Springing into Summer
FROM THE GENERAL MANAGER
Here in the valley, snow has completely disappeared from agricultural fields and lawns and in the high country, it is melting quickly. It’s hard every year not to go crazy buying seed or getting excited about what you can grow. If you’re a local, you know not to make the mistake of putting out your tender flowers or garden vegetable seedlings too early and aren’t fooled by this mild recent weather.
One of our goals as a District is to stay abreast of the latest data, studies and technology that help us manage Upper Gunnison basin water supplies. The science of hydrology, meteorology and water forecasting continue to advance and we are seeing significant research dollars and scientific effort being put into headwater communities like the Upper Gunnison basin to improve ways to measure and predict snowpack like aerial snow flights, understanding groundwater surface water interactions, dust on snow and soil moisture content.
In the meantime, the District is doing everything it can to closely monitor water supply and drought conditions. We’re also serving as a critical information hub on all local water related information, assisting federal agencies in coming up with improved plans to better manage water supply while minimizing local economic impacts, addressing rangeland resiliency, implementing critical studies that further our understanding of harmful algal blooms in Blue Mesa Reservoir, advocating for our water users and helping them access critically needed water infrastructure dollars, and getting projects on the ground that improve water use efficiency, management, habitat and protection of critical water resources.

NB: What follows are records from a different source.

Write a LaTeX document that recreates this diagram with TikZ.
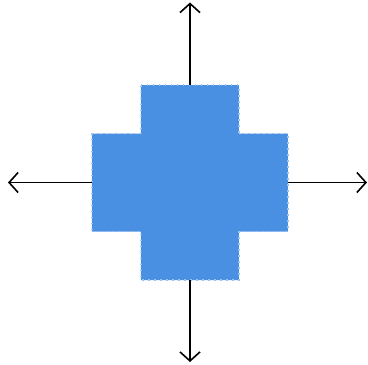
\documentclass[tikz,border=0pt]{standalone}
\usepackage{tikz}
\usetikzlibrary{arrows.meta}
\definecolor{crossblue}{HTML}{4A90E2}
\definecolor{crossedge}{HTML}{9CC3F0}

\begin{document}
\begin{tikzpicture}[x=1pt,y=1pt, >={Straight Barb[length=9pt,width=20pt,line width=1.6pt]},
  crossbody/.style={fill=crossblue,draw=crossedge,dash pattern=on 1.5pt off 4.5pt,line width=1.4pt},
  ray/.style={->,line width=1.7pt,black}]
\useasboundingbox (-190,-182.5) rectangle (178,182.5);
% cross of five squares
\draw[crossbody] (-49,97.5) -- (49,97.5) -- (49,49) -- (98,49) -- (98,-49) -- (49,-49)
  -- (49,-97.5) -- (-49,-97.5) -- (-49,-49) -- (-98,-49) -- (-98,49) -- (-49,49) -- cycle;
\coordinate (top) at (0,97.5);
\coordinate (bottom) at (0,-97.5);
\coordinate (left) at (-98,0);
\coordinate (right) at (98,0);
\coordinate (north) at (0,180);
\coordinate (south) at (0,-179.5);
\coordinate (west) at (-182,0);
\coordinate (east) at (177,0);
\draw[ray] (top) -- (north);
\draw[ray] (bottom) -- (south);
\draw[ray] (left) -- (west);
\draw[ray] (right) -- (east);
\end{tikzpicture}
\end{document}
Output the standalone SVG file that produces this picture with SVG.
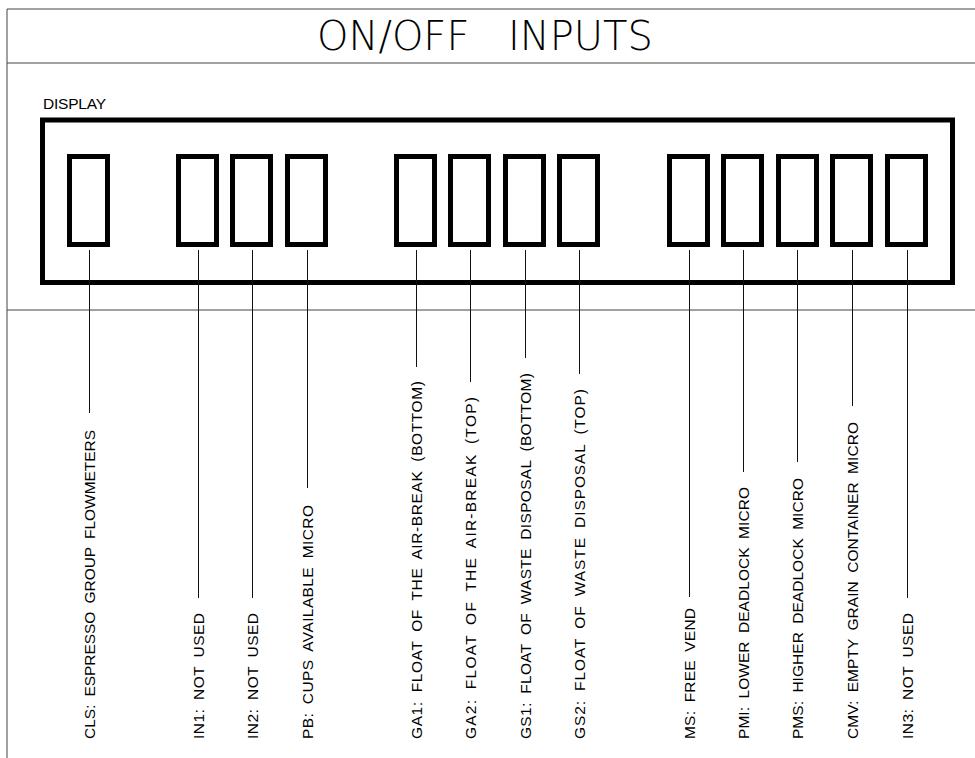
<svg xmlns="http://www.w3.org/2000/svg" width="975" height="758" viewBox="0 0 975 758">
<style>
.frame{stroke:#444;stroke-width:1;fill:none}
.box{stroke:#000;stroke-width:5;fill:none}
.seg{stroke:#000;stroke-width:5;fill:#fff}
.conn line{stroke:#111;stroke-width:1}
.lbl{font-family:"Liberation Sans",Arial,sans-serif;font-size:15.5px;fill:#000;word-spacing:4px}
.title{font-family:"DejaVu Sans","Liberation Sans",sans-serif;font-weight:200;font-size:40px;fill:#000}
</style>
<rect width="975" height="758" fill="#fff"/>
<g id="frame">
<line class="frame" x1="7" y1="9" x2="975" y2="9"/>
<line class="frame" x1="7" y1="9" x2="7" y2="758"/>
<line class="frame" x1="7" y1="63" x2="975" y2="63"/>
<line class="frame" x1="7" y1="310" x2="975" y2="310"/>
</g>
<g id="title"><text class="title" x="317" y="50">ON/OFF<tspan x="508">INPUTS</tspan></text></g>
<g id="display">
<text class="lbl" x="43" y="109" textLength="63">DISPLAY</text>
<rect class="box" x="42.5" y="120" width="910" height="162.5"/>
</g>
<g id="segments">
<rect id="s1" class="seg" x="69.5" y="156.5" width="38" height="88"/>
<rect id="s2" class="seg" x="178.5" y="156.5" width="38" height="88"/>
<rect id="s3" class="seg" x="232.5" y="156.5" width="38" height="88"/>
<rect id="s4" class="seg" x="287.5" y="156.5" width="38" height="88"/>
<rect id="s5" class="seg" x="396.5" y="156.5" width="38" height="88"/>
<rect id="s6" class="seg" x="450.5" y="156.5" width="38" height="88"/>
<rect id="s7" class="seg" x="505.5" y="156.5" width="38" height="88"/>
<rect id="s8" class="seg" x="559.5" y="156.5" width="38" height="88"/>
<rect id="s9" class="seg" x="669.5" y="156.5" width="38" height="88"/>
<rect id="s10" class="seg" x="723.5" y="156.5" width="38" height="88"/>
<rect id="s11" class="seg" x="778.5" y="156.5" width="38" height="88"/>
<rect id="s12" class="seg" x="832.5" y="156.5" width="38" height="88"/>
<rect id="s13" class="seg" x="887.5" y="156.5" width="38" height="88"/>
</g>
<g id="connectors" class="conn">
<line x1="89.5" y1="250" x2="89.5" y2="413"/>
<line x1="198.5" y1="250" x2="198.5" y2="598"/>
<line x1="252.5" y1="250" x2="252.5" y2="598"/>
<line x1="307.5" y1="250" x2="307.5" y2="488"/>
<line x1="416.5" y1="250" x2="416.5" y2="367"/>
<line x1="470.5" y1="250" x2="470.5" y2="382"/>
<line x1="525.5" y1="250" x2="525.5" y2="358"/>
<line x1="579.5" y1="250" x2="579.5" y2="374"/>
<line x1="689.5" y1="250" x2="689.5" y2="597"/>
<line x1="743.5" y1="250" x2="743.5" y2="472"/>
<line x1="797.5" y1="250" x2="797.5" y2="462"/>
<line x1="852.5" y1="250" x2="852.5" y2="406"/>
<line x1="907.5" y1="250" x2="907.5" y2="598"/>
</g>
<g id="labels">
<text class="lbl" transform="translate(94.5,739) rotate(-90)" textLength="309">CLS: ESPRESSO GROUP FLOWMETERS</text>
<text class="lbl" transform="translate(203.5,739) rotate(-90)" textLength="126">IN1: NOT USED</text>
<text class="lbl" transform="translate(257.5,739) rotate(-90)" textLength="126">IN2: NOT USED</text>
<text class="lbl" transform="translate(312.5,739) rotate(-90)" textLength="234">PB: CUPS AVAILABLE MICRO</text>
<text class="lbl" transform="translate(421.5,739) rotate(-90)" textLength="358">GA1: FLOAT OF THE AIR-BREAK (BOTTOM)</text>
<text class="lbl" transform="translate(475.5,739) rotate(-90)" textLength="342">GA2: FLOAT OF THE AIR-BREAK (TOP)</text>
<text class="lbl" transform="translate(530.5,739) rotate(-90)" textLength="366">GS1: FLOAT OF WASTE DISPOSAL (BOTTOM)</text>
<text class="lbl" transform="translate(584.5,739) rotate(-90)" textLength="350">GS2: FLOAT OF WASTE DISPOSAL (TOP)</text>
<text class="lbl" transform="translate(694.5,739) rotate(-90)" textLength="131">MS: FREE VEND</text>
<text class="lbl" transform="translate(748.5,739) rotate(-90)" textLength="252">PMI: LOWER DEADLOCK MICRO</text>
<text class="lbl" transform="translate(802.5,739) rotate(-90)" textLength="261">PMS: HIGHER DEADLOCK MICRO</text>
<text class="lbl" transform="translate(857.5,739) rotate(-90)" textLength="317">CMV: EMPTY GRAIN CONTAINER MICRO</text>
<text class="lbl" transform="translate(912.5,739) rotate(-90)" textLength="126">IN3: NOT USED</text>
</g>
</svg>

Related to the above, I am pleased to announce that the District’s Board of Directors has approved $306,001 through our District Grant Program for diverse water projects in the Upper Gunnison Basin. Projects this year will promote drought tolerant xeriscape, modernize irrigation infrastructure, further research on remote sensing tools for tracking soil moisture, further potable water loss studies, restore stream channels and foster local stewardship, so we look forward to their commencement. You can read more about the Grant funding awards in this issue.
Our Board of Directors and staff are also delighted to inform water users that this June 9th and 10th, the District will host what I hope is the first of many “Upper Gunnison Basin Water Roundup” annual conferences where we highlight local water issues and creative problem solving and bring together state, regional and local water policy leaders and experts in hydrology, watershed and fire science, habitat restoration, and most importantly you, our Upper Gunnison Basin water users, who have a vested interest in the health of our watershed. There’s nothing quite like meeting face-to-face to share important information and learn what our peers are working on in the Basin. This year’s Water Roundup will also kick-off the 20th Anniversary Celebration of the Gunnison River Festival, so be sure to read the article in this issue to get all of the details. We will have the registration link for the Water Roundup on our website at www.urgwcd.org/water-roundup so be sure to check back soon to take part in this conference, which is sure to be informative and fun! This is for you!
Finally, if the long-range weather forecast holds true, it looks like we’re going to have another warmer, dryer summer, so as always, I encourage each of you to pay attention to local drought warnings, do your part to reduce your carbon footprint, and practice water conservation. You will read and hear from us throughout the summer on radio and in newsprint reminding everyone to be conscious of water use and if you need a reminder in or around your home, come see us for a yard sign, water bottle, cell phone dry bag, or one of our other promotional items that includes important messaging about water conservation. If everyone commits to doing their part, we can weather this weather!